2016年11月8日の朝,福岡市のJR博多駅前で,道路が縦横およそ30メートルにわたって大規模に陥没しました。
道路が陥没した瞬間の映像をニュースで見た方も多いと思います。福岡市の市営地下鉄の工事が原因のようです。死亡者が出なかったのは本当に不幸中の幸いです。
会社員時代,今回のような市街地の道路の下にトンネルを造る計画やそのトンネルの設計を担当していたので,道路が陥没した瞬間の映像は衝撃的でした。
会社員時代,トンネルの計画や設計の仕事だけではなくトンネルを造る現場にも約3年間に出ていました。「現場に出た」と言っても,トンネルを造る仕事(施工)ではなく現場計測業務で現場に出ていました。
現場計測には,トンネルを安全に施工する目的と学術的な目的があります。
前者は,例えば,計測機器を使って,トンネル施工に伴う,トンネル周辺の構造物やトンネル上の道路などに及ぼす影響を日々計測(観測)することです。

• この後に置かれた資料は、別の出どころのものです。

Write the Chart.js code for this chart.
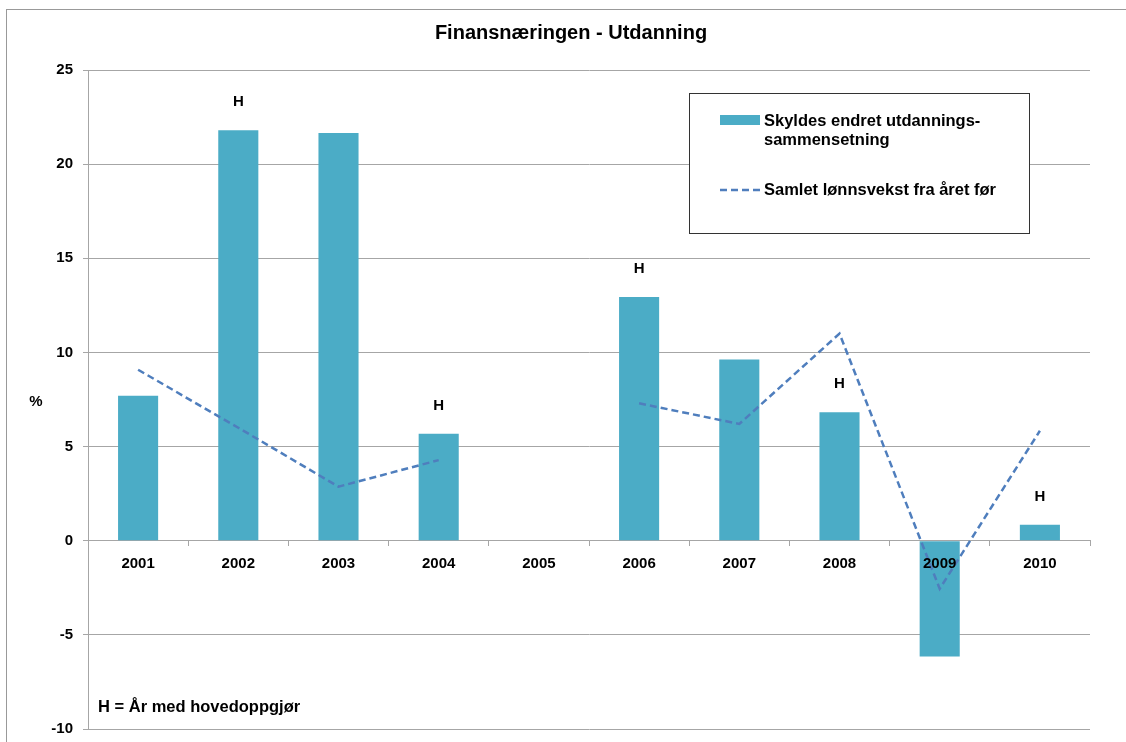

後者は,例えば,トンネルに計測機器を付けトンネルに作用する力などを計測することです。
現場計測をしていたとき,道路の下にトンネルを掘ることで道路面が沈下するのを計測したことが何度かあります。トンネルを掘る方法は,今回のNATM工法ではなくシールド工法という方法でした(シールド工法:こちら)。
「道路面が沈下した」と言っても,沈下量は最大でも10mm前後だったので道路を走る車に影響はありませんでしたが・・・・。
自然の中に人工物を造ると自然の中のどこかでその影響が発生するのでしょう。
今回の事故に対しては,学術経験者が入った原因究明の委員会が開催されると思います。
道路の陥没の原因を明確にして,今回のような事故が二度と起きないようにしてもらいたいです。